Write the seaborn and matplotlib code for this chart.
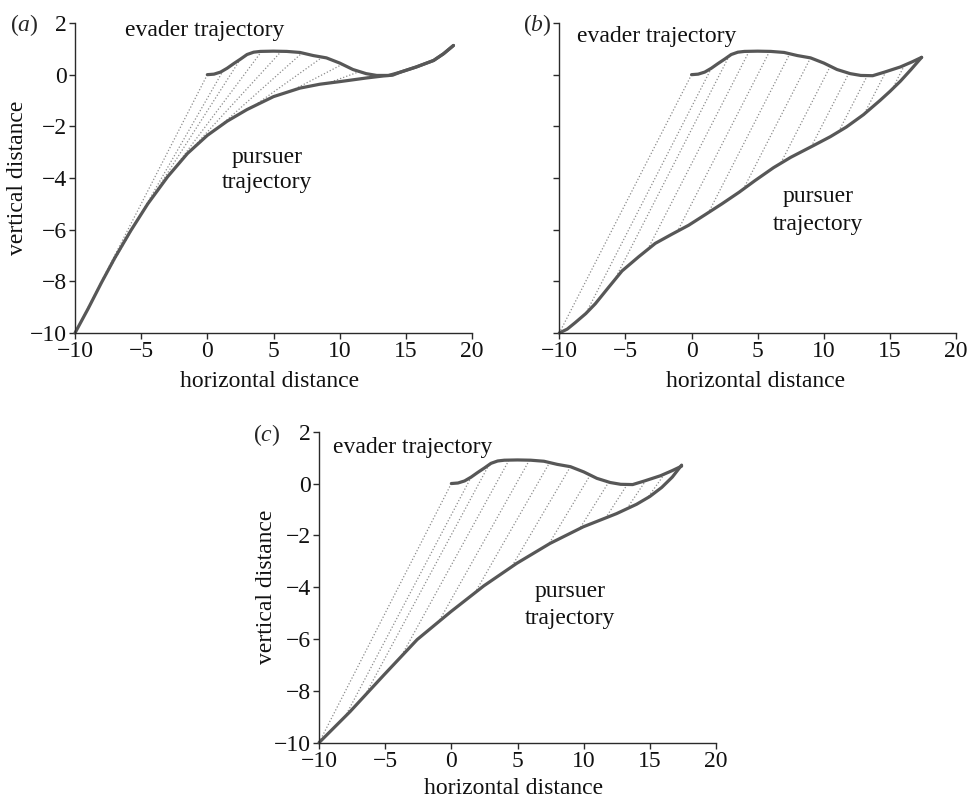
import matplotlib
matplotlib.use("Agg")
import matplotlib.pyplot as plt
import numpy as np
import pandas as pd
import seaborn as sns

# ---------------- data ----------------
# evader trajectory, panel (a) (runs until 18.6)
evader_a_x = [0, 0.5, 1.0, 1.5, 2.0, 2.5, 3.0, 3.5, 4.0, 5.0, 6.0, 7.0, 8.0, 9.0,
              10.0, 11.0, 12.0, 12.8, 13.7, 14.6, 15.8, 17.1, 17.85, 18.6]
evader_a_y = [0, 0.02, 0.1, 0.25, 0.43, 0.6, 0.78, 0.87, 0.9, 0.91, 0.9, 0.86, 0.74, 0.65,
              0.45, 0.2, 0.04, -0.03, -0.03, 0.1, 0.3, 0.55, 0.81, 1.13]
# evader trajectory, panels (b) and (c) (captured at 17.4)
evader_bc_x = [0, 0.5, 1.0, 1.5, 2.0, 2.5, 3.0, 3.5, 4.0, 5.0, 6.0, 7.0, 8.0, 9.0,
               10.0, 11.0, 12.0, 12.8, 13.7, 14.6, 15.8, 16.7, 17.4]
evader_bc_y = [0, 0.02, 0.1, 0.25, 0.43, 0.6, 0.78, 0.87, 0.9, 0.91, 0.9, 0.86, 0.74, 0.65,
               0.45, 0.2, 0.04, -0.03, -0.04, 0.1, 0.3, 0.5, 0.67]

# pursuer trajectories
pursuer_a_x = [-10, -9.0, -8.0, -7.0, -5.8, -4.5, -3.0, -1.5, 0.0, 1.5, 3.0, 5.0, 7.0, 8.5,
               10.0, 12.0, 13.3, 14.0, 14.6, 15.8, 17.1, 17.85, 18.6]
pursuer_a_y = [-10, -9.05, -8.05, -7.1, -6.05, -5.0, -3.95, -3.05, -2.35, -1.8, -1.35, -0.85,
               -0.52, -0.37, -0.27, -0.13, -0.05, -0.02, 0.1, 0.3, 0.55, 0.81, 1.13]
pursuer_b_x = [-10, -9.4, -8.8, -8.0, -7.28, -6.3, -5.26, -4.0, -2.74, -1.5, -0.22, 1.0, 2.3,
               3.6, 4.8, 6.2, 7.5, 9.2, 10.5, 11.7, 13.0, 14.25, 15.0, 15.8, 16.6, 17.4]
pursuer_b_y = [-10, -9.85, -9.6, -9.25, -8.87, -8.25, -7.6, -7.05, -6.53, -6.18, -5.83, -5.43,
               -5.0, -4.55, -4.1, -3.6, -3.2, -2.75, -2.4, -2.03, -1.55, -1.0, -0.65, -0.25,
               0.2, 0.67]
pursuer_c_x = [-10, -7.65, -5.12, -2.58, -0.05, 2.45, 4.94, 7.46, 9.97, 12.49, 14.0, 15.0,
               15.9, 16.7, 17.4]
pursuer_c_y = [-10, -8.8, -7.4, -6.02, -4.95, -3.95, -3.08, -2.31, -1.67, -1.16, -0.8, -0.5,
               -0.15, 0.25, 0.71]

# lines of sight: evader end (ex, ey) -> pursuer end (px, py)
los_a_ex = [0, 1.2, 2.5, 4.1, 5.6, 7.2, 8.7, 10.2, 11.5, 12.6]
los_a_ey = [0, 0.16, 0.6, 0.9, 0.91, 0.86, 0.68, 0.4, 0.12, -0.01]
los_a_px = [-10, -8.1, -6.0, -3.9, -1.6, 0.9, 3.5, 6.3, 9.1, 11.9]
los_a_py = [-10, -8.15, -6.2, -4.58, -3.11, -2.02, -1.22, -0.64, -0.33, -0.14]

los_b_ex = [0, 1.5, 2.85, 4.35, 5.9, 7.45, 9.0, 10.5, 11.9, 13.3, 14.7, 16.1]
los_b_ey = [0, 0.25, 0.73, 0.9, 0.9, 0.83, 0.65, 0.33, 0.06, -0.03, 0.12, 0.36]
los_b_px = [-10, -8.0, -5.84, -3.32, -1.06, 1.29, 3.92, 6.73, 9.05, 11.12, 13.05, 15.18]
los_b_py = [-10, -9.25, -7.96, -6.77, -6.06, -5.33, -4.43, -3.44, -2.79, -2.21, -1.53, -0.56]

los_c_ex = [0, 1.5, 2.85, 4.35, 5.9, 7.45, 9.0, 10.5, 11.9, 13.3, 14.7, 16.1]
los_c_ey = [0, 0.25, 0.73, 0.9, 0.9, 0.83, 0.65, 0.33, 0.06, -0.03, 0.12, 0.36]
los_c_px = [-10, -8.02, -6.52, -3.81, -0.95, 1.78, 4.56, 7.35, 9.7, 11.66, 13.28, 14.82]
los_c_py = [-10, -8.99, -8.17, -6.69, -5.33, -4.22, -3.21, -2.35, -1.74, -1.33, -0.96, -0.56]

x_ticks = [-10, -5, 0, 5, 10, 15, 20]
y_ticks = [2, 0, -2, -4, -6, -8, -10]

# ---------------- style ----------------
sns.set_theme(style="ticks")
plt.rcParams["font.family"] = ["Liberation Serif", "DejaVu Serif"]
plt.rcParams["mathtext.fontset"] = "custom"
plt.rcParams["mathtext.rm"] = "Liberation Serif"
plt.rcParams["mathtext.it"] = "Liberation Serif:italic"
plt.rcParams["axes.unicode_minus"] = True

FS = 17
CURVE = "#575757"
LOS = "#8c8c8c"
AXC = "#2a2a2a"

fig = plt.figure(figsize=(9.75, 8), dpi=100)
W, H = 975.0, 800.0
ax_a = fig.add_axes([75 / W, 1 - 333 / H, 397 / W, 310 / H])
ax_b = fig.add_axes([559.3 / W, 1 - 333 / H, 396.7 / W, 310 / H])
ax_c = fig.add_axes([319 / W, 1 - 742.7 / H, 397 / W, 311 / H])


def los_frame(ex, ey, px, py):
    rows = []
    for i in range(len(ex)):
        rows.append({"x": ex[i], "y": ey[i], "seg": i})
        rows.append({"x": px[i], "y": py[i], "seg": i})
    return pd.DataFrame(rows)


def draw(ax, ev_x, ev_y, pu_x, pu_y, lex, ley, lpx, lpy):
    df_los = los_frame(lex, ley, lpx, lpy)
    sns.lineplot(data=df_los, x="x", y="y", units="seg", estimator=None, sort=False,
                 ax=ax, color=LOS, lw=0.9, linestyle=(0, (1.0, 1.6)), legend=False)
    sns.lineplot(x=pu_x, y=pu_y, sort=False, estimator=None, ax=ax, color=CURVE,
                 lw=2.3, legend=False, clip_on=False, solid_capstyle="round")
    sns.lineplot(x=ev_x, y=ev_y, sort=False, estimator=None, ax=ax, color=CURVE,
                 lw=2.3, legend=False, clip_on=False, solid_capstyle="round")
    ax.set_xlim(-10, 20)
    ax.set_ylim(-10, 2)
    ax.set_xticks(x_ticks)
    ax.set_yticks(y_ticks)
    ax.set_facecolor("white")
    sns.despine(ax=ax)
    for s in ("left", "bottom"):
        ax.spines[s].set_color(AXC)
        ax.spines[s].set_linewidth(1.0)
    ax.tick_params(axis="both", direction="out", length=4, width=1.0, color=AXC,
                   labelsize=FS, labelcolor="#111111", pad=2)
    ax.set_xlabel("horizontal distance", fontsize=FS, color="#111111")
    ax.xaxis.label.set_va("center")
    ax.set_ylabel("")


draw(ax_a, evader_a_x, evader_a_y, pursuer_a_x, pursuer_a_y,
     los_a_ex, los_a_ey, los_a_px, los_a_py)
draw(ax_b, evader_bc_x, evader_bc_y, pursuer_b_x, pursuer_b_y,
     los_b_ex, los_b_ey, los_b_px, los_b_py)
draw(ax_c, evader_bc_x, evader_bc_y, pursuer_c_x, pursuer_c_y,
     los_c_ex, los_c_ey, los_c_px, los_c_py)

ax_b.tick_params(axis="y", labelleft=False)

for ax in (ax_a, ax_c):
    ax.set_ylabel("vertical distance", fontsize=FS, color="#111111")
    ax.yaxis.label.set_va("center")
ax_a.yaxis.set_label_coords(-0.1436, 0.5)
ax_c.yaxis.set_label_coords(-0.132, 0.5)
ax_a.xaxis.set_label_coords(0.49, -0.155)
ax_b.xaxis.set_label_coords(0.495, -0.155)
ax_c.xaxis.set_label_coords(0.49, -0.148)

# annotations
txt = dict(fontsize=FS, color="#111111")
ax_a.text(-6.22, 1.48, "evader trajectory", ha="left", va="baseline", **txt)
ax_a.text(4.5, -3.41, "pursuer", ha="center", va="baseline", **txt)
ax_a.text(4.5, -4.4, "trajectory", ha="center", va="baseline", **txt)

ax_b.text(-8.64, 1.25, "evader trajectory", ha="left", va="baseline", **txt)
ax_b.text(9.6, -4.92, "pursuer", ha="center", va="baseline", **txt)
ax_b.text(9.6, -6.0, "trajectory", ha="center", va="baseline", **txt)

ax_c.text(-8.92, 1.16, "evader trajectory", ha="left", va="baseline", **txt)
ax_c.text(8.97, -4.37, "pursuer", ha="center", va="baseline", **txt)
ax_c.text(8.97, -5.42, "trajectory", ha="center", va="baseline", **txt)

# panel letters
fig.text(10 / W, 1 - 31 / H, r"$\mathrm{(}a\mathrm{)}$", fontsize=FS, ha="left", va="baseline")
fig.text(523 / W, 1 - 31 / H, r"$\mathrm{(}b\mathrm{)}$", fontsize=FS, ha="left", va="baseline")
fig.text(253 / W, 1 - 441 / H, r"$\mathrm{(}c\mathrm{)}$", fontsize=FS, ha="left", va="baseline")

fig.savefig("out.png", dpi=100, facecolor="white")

□ □ □

WHAT THE EXERCISE ASKS ->
Print the data above verbatim from the first line through the line holding "0.45, 0.2, 0.04, -0.03, -0.04, 0.1, 0.3, 0.5, 0.67]", leaving every picture out.

THE REPLY ->
Write the seaborn and matplotlib code for this chart.
import matplotlib
matplotlib.use("Agg")
import matplotlib.pyplot as plt
import numpy as np
import pandas as pd
import seaborn as sns

# ---------------- data ----------------
# evader trajectory, panel (a) (runs until 18.6)
evader_a_x = [0, 0.5, 1.0, 1.5, 2.0, 2.5, 3.0, 3.5, 4.0, 5.0, 6.0, 7.0, 8.0, 9.0,
              10.0, 11.0, 12.0, 12.8, 13.7, 14.6, 15.8, 17.1, 17.85, 18.6]
evader_a_y = [0, 0.02, 0.1, 0.25, 0.43, 0.6, 0.78, 0.87, 0.9, 0.91, 0.9, 0.86, 0.74, 0.65,
              0.45, 0.2, 0.04, -0.03, -0.03, 0.1, 0.3, 0.55, 0.81, 1.13]
# evader trajectory, panels (b) and (c) (captured at 17.4)
evader_bc_x = [0, 0.5, 1.0, 1.5, 2.0, 2.5, 3.0, 3.5, 4.0, 5.0, 6.0, 7.0, 8.0, 9.0,
               10.0, 11.0, 12.0, 12.8, 13.7, 14.6, 15.8, 16.7, 17.4]
evader_bc_y = [0, 0.02, 0.1, 0.25, 0.43, 0.6, 0.78, 0.87, 0.9, 0.91, 0.9, 0.86, 0.74, 0.65,
               0.45, 0.2, 0.04, -0.03, -0.04, 0.1, 0.3, 0.5, 0.67]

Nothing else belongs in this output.